Request: The listing below begins with the first line you should copy; stop after the line containing "39.0, 43.2, 47.4];", and drop every picture.

Information provided:
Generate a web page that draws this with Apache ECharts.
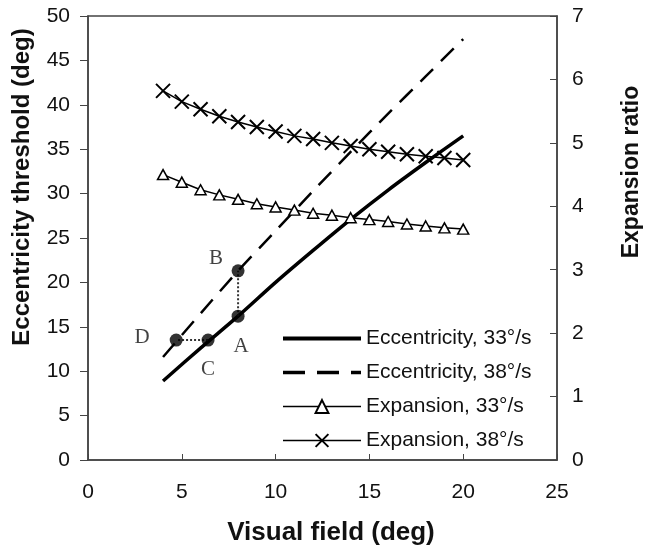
<!DOCTYPE html>
<html>
<head>
<meta charset="utf-8">
<script src="https://cdn.jsdelivr.net/npm/echarts@6/dist/echarts.min.js"></script>
<style>
    html, body { margin: 0; padding: 0; background: #fff; }
    #chart { width: 645px; height: 550px; }
</style>
</head>
<body>
<div id="chart"></div>
<script>
// 数据
const expField = [4, 5, 6, 7, 8, 9, 10, 11, 12, 13, 14, 15, 16, 17, 18, 19, 20];
const expansion33 = [4.50, 4.38, 4.26, 4.18, 4.11, 4.04, 3.99, 3.94, 3.89, 3.86, 3.82, 3.79, 3.76, 3.72, 3.69, 3.66, 3.64];
const expansion38 = [5.82, 5.65, 5.53, 5.42, 5.33, 5.25, 5.18, 5.11, 5.06, 5.00, 4.95, 4.90, 4.86, 4.82, 4.79, 4.76, 4.73];

const eccField = [4, 6, 8, 10, 12, 14, 16, 18, 20];
const ecc33 = [8.9, 12.6, 16.2, 20.0, 23.6, 27.1, 30.4, 33.5, 36.5];
const ecc38 = [11.6, 16.5, 21.3, 25.8, 30.3, 34.7, 39.0, 43.2, 47.4];

const markNames = ['A', 'B', 'C', 'D'];
const markX = [8, 8, 6.4, 4.7];
const markY = [16.2, 21.3, 13.5, 13.5];

const seriesNames = ['Eccentricity, 33°/s', 'Eccentricity, 38°/s', 'Expansion, 33°/s', 'Expansion, 38°/s'];

// 点标签的偏移
const labelOffsets = [[3, 30], [-22, -12], [0, 29], [-34, -3]];
// 图例线型
const legendLines = [
    { width: 4, type: 'solid' },
    { width: 3.5, type: [22, 12] },
    { width: 1.5, type: 'solid' },
    { width: 1.5, type: 'solid' }
];

function pairs(xs, ys) {
    return xs.map((x, i) => [x, ys[i]]);
}

const chart = echarts.init(document.getElementById('chart'));

const axisColor = '#444';
const tickFont = { fontFamily: 'Liberation Sans, Arial', fontSize: 21, color: '#111' };
const titleFont = { fontFamily: 'Liberation Sans, Arial', fontWeight: 'bold', fill: '#111' };

const option = {
    animation: false,
    backgroundColor: '#fff',
    grid: {
        left: 88, right: 88, top: 16, bottom: 90,
        show: true, borderColor: axisColor, borderWidth: 1.5
    },
    legend: {
        data: seriesNames.map((n, i) => ({
            name: n,
            lineStyle: Object.assign({ color: '#000' }, legendLines[i])
        })),
        orient: 'vertical',
        left: 276,
        top: 323,
        itemWidth: 78,
        itemHeight: 16,
        itemGap: 13,
        textStyle: { fontFamily: 'Liberation Sans, Arial', fontSize: 21, color: '#111' }
    },
    xAxis: {
        type: 'value', min: 0, max: 25, interval: 5,
        splitLine: { show: false },
        axisLine: { lineStyle: { color: axisColor, width: 1.5 } },
        axisTick: { inside: true, length: 6, lineStyle: { color: axisColor } },
        axisLabel: Object.assign({ margin: 22 }, tickFont)
    },
    yAxis: [
        {
            type: 'value', min: 0, max: 50, interval: 5,
            splitLine: { show: false },
            axisLine: { show: true, lineStyle: { color: axisColor, width: 1.5 } },
            axisTick: { show: true, length: 8, lineStyle: { color: axisColor } },
            axisLabel: Object.assign({ margin: 18 }, tickFont)
        },
        {
            type: 'value', min: 0, max: 7, interval: 1, position: 'right',
            splitLine: { show: false },
            axisLine: { show: true, lineStyle: { color: axisColor, width: 1.5 } },
            axisTick: { show: true, inside: true, length: 7, lineStyle: { color: axisColor } },
            axisLabel: Object.assign({ margin: 15 }, tickFont)
        }
    ],
    graphic: [
        { type: 'text', x: 22, y: 187, rotation: Math.PI / 2,
          style: Object.assign({ text: 'Eccentricity threshold (deg)', fontSize: 24, align: 'center', verticalAlign: 'middle' }, titleFont) },
        { type: 'text', x: 632, y: 172, rotation: Math.PI / 2,
          style: Object.assign({ text: 'Expansion ratio', fontSize: 23, align: 'center', verticalAlign: 'middle' }, titleFont) },
        { type: 'text', x: 331, y: 533,
          style: Object.assign({ text: 'Visual field (deg)', fontSize: 26, align: 'center', verticalAlign: 'middle' }, titleFont) }
    ],
    series: [
        {
            name: seriesNames[0], type: 'line', showSymbol: false, symbol: 'none',
            smooth: 0.3,
            data: pairs(eccField, ecc33),
            lineStyle: { color: '#000', width: 3.5 },
            itemStyle: { color: '#000', opacity: 0 }
        },
        {
            name: seriesNames[1], type: 'line', showSymbol: false, symbol: 'none',
            smooth: 0.3,
            data: pairs(eccField, ecc38),
            lineStyle: { color: '#000', width: 2.5, type: [18, 11] },
            itemStyle: { color: '#000', opacity: 0 }
        },
        {
            name: seriesNames[2], type: 'line', yAxisIndex: 1,
            symbol: 'triangle', symbolSize: [11, 10],
            data: pairs(expField, expansion33),
            lineStyle: { color: '#000', width: 1.5 },
            itemStyle: { color: '#fff', borderColor: '#000', borderWidth: 1.5 }
        },
        {
            name: seriesNames[3], type: 'line', yAxisIndex: 1,
            symbol: 'path://M0,0L10,10M10,0L0,10', symbolSize: 14,
            data: pairs(expField, expansion38),
            lineStyle: { color: '#000', width: 1.5 },
            itemStyle: { color: 'rgba(0,0,0,0)', borderColor: '#000', borderWidth: 2 }
        },
        // A-B 与 C-D 之间的虚线
        {
            name: 'AB', type: 'line', symbol: 'none', z: 3,
            data: [[markX[0], markY[0]], [markX[1], markY[1]]],
            lineStyle: { color: '#333', width: 2, type: [2, 2] }
        },
        {
            name: 'CD', type: 'line', symbol: 'none', z: 3,
            data: [[markX[2], markY[2]], [markX[3], markY[3]]],
            lineStyle: { color: '#333', width: 2, type: [2, 2] }
        },
        {
            name: 'points', type: 'scatter', z: 5,
            symbolSize: 13,
            itemStyle: { color: '#000' },
            data: markNames.map((n, i) => ({
                value: [markX[i], markY[i]],
                name: n,
                label: { offset: labelOffsets[i] }
            })),
            label: {
                show: true, position: 'inside',
                formatter: p => p.name,
                fontFamily: 'Liberation Serif, Times New Roman', fontSize: 21, color: '#111'
            }
        }
    ]
};

chart.setOption(option);
</script>
</body>
</html>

Answer to this task:
Generate a web page that draws this with Apache ECharts.
<!DOCTYPE html>
<html>
<head>
<meta charset="utf-8">
<script src="https://cdn.jsdelivr.net/npm/echarts@6/dist/echarts.min.js"></script>
<style>
    html, body { margin: 0; padding: 0; background: #fff; }
    #chart { width: 645px; height: 550px; }
</style>
</head>
<body>
<div id="chart"></div>
<script>
// 数据
const expField = [4, 5, 6, 7, 8, 9, 10, 11, 12, 13, 14, 15, 16, 17, 18, 19, 20];
const expansion33 = [4.50, 4.38, 4.26, 4.18, 4.11, 4.04, 3.99, 3.94, 3.89, 3.86, 3.82, 3.79, 3.76, 3.72, 3.69, 3.66, 3.64];
const expansion38 = [5.82, 5.65, 5.53, 5.42, 5.33, 5.25, 5.18, 5.11, 5.06, 5.00, 4.95, 4.90, 4.86, 4.82, 4.79, 4.76, 4.73];

const eccField = [4, 6, 8, 10, 12, 14, 16, 18, 20];
const ecc33 = [8.9, 12.6, 16.2, 20.0, 23.6, 27.1, 30.4, 33.5, 36.5];
const ecc38 = [11.6, 16.5, 21.3, 25.8, 30.3, 34.7, 39.0, 43.2, 47.4];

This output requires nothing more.